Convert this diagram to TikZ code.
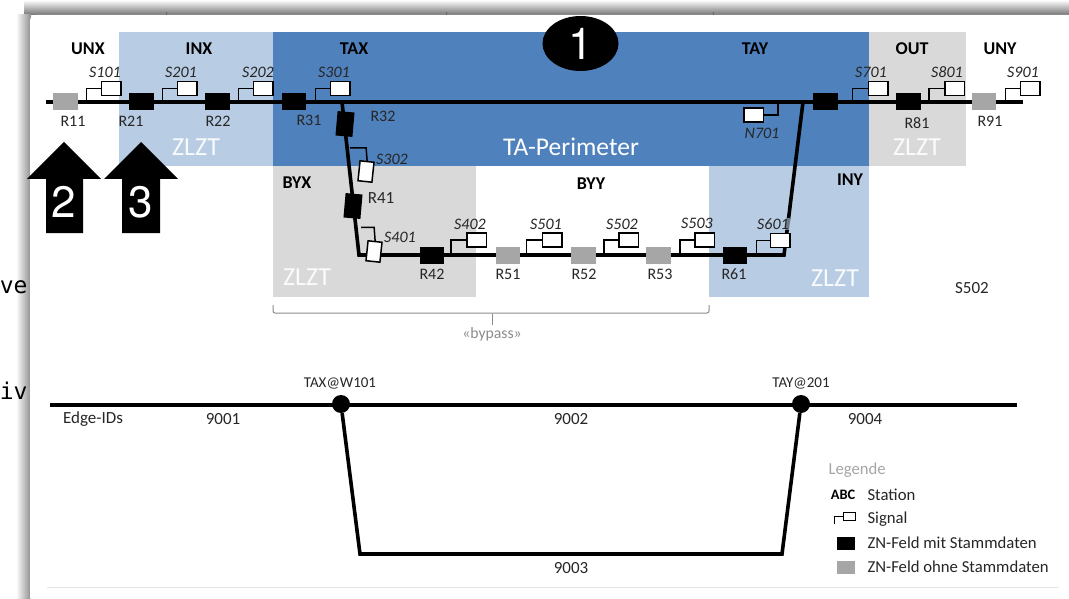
\documentclass[tikz,border=0pt]{standalone}
\usepackage{fontspec}
\setmainfont{Carlito}
\newfontfamily\callfont{TeX Gyre Heros}
\newfontfamily\codefont{DejaVu Sans Mono}
\usetikzlibrary{calc,positioning,shapes.geometric}
\definecolor{taBlue}{HTML}{4F81BD}
\definecolor{zoneBlue}{HTML}{B8CCE4}
\definecolor{zoneGray}{HTML}{D9D9D9}
\definecolor{fieldGray}{HTML}{A6A6A6}
\definecolor{textDark}{HTML}{262626}

\begin{document}
\begin{tikzpicture}[
    x=1pt, y=-1pt,
    font=\fontsize{16}{18}\selectfont, text=textDark,
    zone/.style={draw=none, fill=#1},
    track/.style={line width=3.6pt, black},
    field/.style={minimum width=24.5pt, minimum height=17pt, inner sep=0pt, fill=black},
    fieldoff/.style={field, fill=fieldGray},
    fieldup/.style={field, minimum width=17pt, minimum height=24.5pt, rotate=-5},
    signal/.style={draw=black, line width=1.5pt, fill=white, inner sep=0pt,
      minimum width=19.5pt, minimum height=14pt},
    signalup/.style={signal, minimum width=14pt, minimum height=20pt, rotate=-6},
    stem/.style={draw=black, line width=1.5pt},
    signame/.style={font=\fontsize{16}{18}\selectfont\itshape},
    station/.style={font=\fontsize{18}{20}\selectfont\bfseries, text=black},
    zlzt/.style={font=\fontsize{26}{29}\selectfont, text=white, opacity=0.9},
    numlabel/.style={font=\fontsize{17}{19}\selectfont},
    nodelabel/.style={font=\fontsize{15}{17}\selectfont},
    callnum/.style={font=\fontsize{44}{48}\callfont, text=white},
    callout/.style={fill=black},
    edgenode/.style={circle, fill=black, minimum size=18pt, inner sep=0pt},
    legendtext/.style={anchor=west, font=\fontsize{16.7}{19}\selectfont}
  ]
    \useasboundingbox (0,0) rectangle (1069,599);

    % window behind the picture
    \shade[top color=white, bottom color=black!55] (24,0) rectangle (1069,15);
    \shade[left color=white, right color=black!45] (16,15) rectangle (31,599);
    \node[anchor=east, font=\fontsize{23}{26}\codefont, text=black] (cutA) at (31,287) {ve};
    \node[anchor=east, font=\fontsize{23}{26}\codefont, text=black] (cutB) at (31,391) {iv};
    \fill[white, rounded corners=6pt] (30,15) rectangle (1090,603);
    \draw[black!60, line width=1pt] (166,12) -- (166,15) (446,12) -- (446,15) (713,12) -- (713,15);

    % zones
    \fill[zone=zoneBlue] (119,32) rectangle (273,166);
    \fill[zone=taBlue] (273,32) rectangle (869,166);
    \fill[zone=zoneGray] (869,32) rectangle (966,166);
    \fill[zone=zoneGray] (273,166) rectangle (476,297);
    \fill[zone=zoneBlue] (709,166) rectangle (869,297);

    \node[station] (unx) at (88,49) {UNX};
    \node[station] (inx) at (199,49) {INX};
    \node[station] (tax) at (354,49) {TAX};
    \node[station] (tay) at (755,49) {TAY};
    \node[station] (out) at (912,49) {OUT};
    \node[station] (uny) at (1000,49) {UNY};
    \node[station] (byx) at (297,183) {BYX};
    \node[station] (byy) at (591,184) {BYY};
    \node[station] (iny) at (850,180) {INY};

    \node[zlzt] (zlztInx) at (196,147) {ZLZT};
    \node[zlzt] (zlztOut) at (917,147) {ZLZT};
    \node[zlzt] (zlztByx) at (307,277) {ZLZT};
    \node[zlzt] (zlztIny) at (835,278) {ZLZT};
    \node[font=\fontsize{25.5}{28}\selectfont, text=white] (perimeter) at (571,147) {TA-Perimeter};

    % track
    \coordinate (trackW) at (46,102);
    \coordinate (trackE) at (1023,102);
    \coordinate (bypassA) at (342,102);
    \coordinate (bypassB) at (359,255);
    \coordinate (bypassC) at (784,255);
    \coordinate (bypassD) at (803,102);
    \draw[track] (trackW) -- (trackE);
    \draw[track, line join=miter] (bypassA) -- (bypassB) -- (bypassC) -- (bypassD);

    % fields
    \node[fieldoff] (r11) at (65.5,102) {};
    \node[field] (r21) at (141.5,102) {};
    \node[field] (r22) at (217.5,102) {};
    \node[field] (r31) at (294,102) {};
    \node[fieldup] (r32) at (345,124) {};
    \node[fieldup] (r41) at (353,206) {};
    \node[field] (r42) at (432,255) {};
    \node[fieldoff] (r51) at (508,255) {};
    \node[fieldoff] (r52) at (583.5,255) {};
    \node[fieldoff] (r53) at (658.5,255) {};
    \node[field] (r61) at (735,255) {};
    \node[field] (r71) at (825.5,102) {};
    \node[field] (r81) at (908.5,102) {};
    \node[fieldoff] (r91) at (984,102) {};

    \node (r11name) at (73,121) {R11};
    \node (r21name) at (131,121) {R21};
    \node (r22name) at (218,121) {R22};
    \node (r31name) at (309,120) {R31};
    \node (r32name) at (383,116) {R32};
    \node[numlabel] (r41name) at (381,198) {R41};
    \node (r42name) at (432,274) {R42};
    \node (r51name) at (508,274) {R51};
    \node (r52name) at (584,274) {R52};
    \node (r53name) at (660,274) {R53};
    \node (r61name) at (734,274) {R61};
    \node (r81name) at (917,123) {R81};
    \node (r91name) at (990,121) {R91};
    \node[numlabel] (s502free) at (972,288) {S502};

    % signals
    \node[signal] (s101) at (111,88.5) {};
    \node[signal] (s201) at (187,88.5) {};
    \node[signal] (s202) at (263,88.5) {};
    \node[signal] (s301) at (340,88.5) {};
    \node[signal] (s701) at (878,88.5) {};
    \node[signal] (s801) at (954.5,88.5) {};
    \node[signal] (s901) at (1030,88.5) {};
    \node[signal] (n701) at (753.5,115) {};
    \node[signal] (s402) at (476.5,240) {};
    \node[signal] (s501) at (552,240) {};
    \node[signal] (s502) at (628.5,240) {};
    \node[signal] (s503) at (704.5,240) {};
    \node[signal] (s601) at (780,240.5) {};
    \node[signalup] (s302) at (366,171.5) {};
    \node[signalup] (s401) at (374,251.5) {};

    \draw[stem] (s101.west) -| ++(-14,13);
    \draw[stem] (s201.west) -| ++(-14,13);
    \draw[stem] (s202.west) -| ++(-14,13);
    \draw[stem] (s301.west) -| ++(-14,13);
    \draw[stem] (s701.west) -| ++(-15,13);
    \draw[stem] (s801.west) -| ++(-15,13);
    \draw[stem] (s901.west) -| ++(-14,13);
    \draw[stem] (n701.east) -| ++(14,-13);
    \draw[stem] (s402.west) -| ++(-15,15);
    \draw[stem] (s501.west) -| ++(-15,15);
    \draw[stem] (s502.west) -| ++(-14,15);
    \draw[stem] (s503.west) -| ++(-14,15);
    \draw[stem] (s601.west) -| ++(-13,14.5);
    \draw[stem] (s302.north) -- ++(-1,-13) -- ++(-16,0);
    \draw[stem] (s401.north) -- ++(-1,-13.5) -- ++(-13,0);

    \node[signame] (s101name) at (105,72) {S101};
    \node[signame] (s201name) at (181,72) {S201};
    \node[signame] (s202name) at (258,72) {S202};
    \node[signame] (s301name) at (334,72) {S301};
    \node[signame] (s701name) at (871,72) {S701};
    \node[signame] (s801name) at (947,72) {S801};
    \node[signame] (s901name) at (1023,72) {S901};
    \node[signame] (n701name) at (762,133) {N701};
    \node[signame] (s302name) at (392,159) {S302};
    \node[signame] (s401name) at (400,237) {S401};
    \node[signame] (s402name) at (470,224) {S402};
    \node[signame] (s501name) at (546,224) {S501};
    \node[signame] (s502name) at (622,224) {S502};
    \node[signame] (s503name) at (697,223) {S503};
    \node[signame, fill=zoneBlue, fill opacity=0.6, text opacity=1, inner sep=1pt] (s601name) at (773,224) {S601};

    % bypass bracket
    \draw[black!45, line width=1pt, rounded corners=2pt] (273,305) -- (273,313) -- (709,313) -- (709,305);
    \node[font=\fontsize{15.7}{18}\selectfont, text=black!45, inner sep=2pt] (bypass) at (492,334) {«bypass»};
    \draw[black!45, line width=1pt] (bypass.north) -- ++(0,-11);

    % callouts
    \node[ellipse, fill=black, minimum width=76pt, minimum height=55pt, inner sep=0pt,
      font=\fontsize{44}{48}\callfont, text=white] (callA) at (580.5,43.5) {1};
    \fill[callout] (64,142) -- (101,179) -- (83,179) -- (83,233) -- (46,233) -- (46,179) -- (27,179) -- cycle;
    \fill[callout] (141,142) -- (178,179) -- (160,179) -- (160,233) -- (122,233) -- (122,179) -- (104,179) -- cycle;
    \node[callnum] (callB) at (64,202) {2};
    \node[callnum] (callC) at (141,202) {3};

    % edge graph
    \coordinate (edgeW) at (50,405);
    \coordinate (edgeE) at (1017,405);
    \coordinate (edgeB) at (360,554);
    \coordinate (edgeC) at (782,554);
    \node[edgenode] (wa) at (341,404) {};
    \node[edgenode] (wb) at (801,404) {};
    \draw[track] (edgeW) -- (edgeE);
    \draw[track, line join=miter] (wa) -- (edgeB) -- (edgeC) -- (wb);

    \node[nodelabel] (wa name) at (340,383) {TAX@W101};
    \node[nodelabel] (wb name) at (801,383) {TAY@201};
    \node[numlabel] (edgeids) at (93,419) {Edge-IDs};
    \node[numlabel] (e9001) at (223,419) {9001};
    \node[numlabel] (e9002) at (571,419) {9002};
    \node[numlabel] (e9004) at (865,419) {9004};
    \node[numlabel] (e9003) at (571,568) {9003};

    % legend
    \node[legendtext, text=black!35] (legend) at (825,470) {Legende};
    \node[font=\fontsize{14.4}{16}\selectfont\bfseries, text=black] (abc) at (843,495) {ABC};
    \node[legendtext] (lStation) at (864,495) {Station};
    \node[draw=black, line width=0.9pt, fill=white, minimum width=12pt, minimum height=8pt, inner sep=0pt] (lSignal) at (849,516) {};
    \draw[black, line width=0.9pt] (lSignal.west) -| ++(-8,8);
    \node[legendtext] (lSignalText) at (864,519) {Signal};
    \node[field, minimum width=18pt, minimum height=13pt] (lOn) at (846,543) {};
    \node[legendtext] (lOnText) at (864,543) {ZN-Feld mit Stammdaten};
    \node[fieldoff, minimum width=18pt, minimum height=13pt] (lOff) at (846,567) {};
    \node[legendtext] (lOffText) at (864,567) {ZN-Feld ohne Stammdaten};
    \draw[black!10, line width=0.7pt] (47,587) -- (1059,587);
\end{tikzpicture}
\end{document}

+++

AIM:
The lines from the start of the data through the line that contains "(0,0) rectangle (1069,599);" are to be returned exactly, please, with both ends included and every picture left out.

RESULT OF THE TASK:
Convert this diagram to TikZ code.
\documentclass[tikz,border=0pt]{standalone}
\usepackage{fontspec}
\setmainfont{Carlito}
\newfontfamily\callfont{TeX Gyre Heros}
\newfontfamily\codefont{DejaVu Sans Mono}
\usetikzlibrary{calc,positioning,shapes.geometric}
\definecolor{taBlue}{HTML}{4F81BD}
\definecolor{zoneBlue}{HTML}{B8CCE4}
\definecolor{zoneGray}{HTML}{D9D9D9}
\definecolor{fieldGray}{HTML}{A6A6A6}
\definecolor{textDark}{HTML}{262626}

\begin{document}
\begin{tikzpicture}[
    x=1pt, y=-1pt,
    font=\fontsize{16}{18}\selectfont, text=textDark,
    zone/.style={draw=none, fill=#1},
    track/.style={line width=3.6pt, black},
    field/.style={minimum width=24.5pt, minimum height=17pt, inner sep=0pt, fill=black},
    fieldoff/.style={field, fill=fieldGray},
    fieldup/.style={field, minimum width=17pt, minimum height=24.5pt, rotate=-5},
    signal/.style={draw=black, line width=1.5pt, fill=white, inner sep=0pt,
      minimum width=19.5pt, minimum height=14pt},
    signalup/.style={signal, minimum width=14pt, minimum height=20pt, rotate=-6},
    stem/.style={draw=black, line width=1.5pt},
    signame/.style={font=\fontsize{16}{18}\selectfont\itshape},
    station/.style={font=\fontsize{18}{20}\selectfont\bfseries, text=black},
    zlzt/.style={font=\fontsize{26}{29}\selectfont, text=white, opacity=0.9},
    numlabel/.style={font=\fontsize{17}{19}\selectfont},
    nodelabel/.style={font=\fontsize{15}{17}\selectfont},
    callnum/.style={font=\fontsize{44}{48}\callfont, text=white},
    callout/.style={fill=black},
    edgenode/.style={circle, fill=black, minimum size=18pt, inner sep=0pt},
    legendtext/.style={anchor=west, font=\fontsize{16.7}{19}\selectfont}
  ]
    \useasboundingbox (0,0) rectangle (1069,599);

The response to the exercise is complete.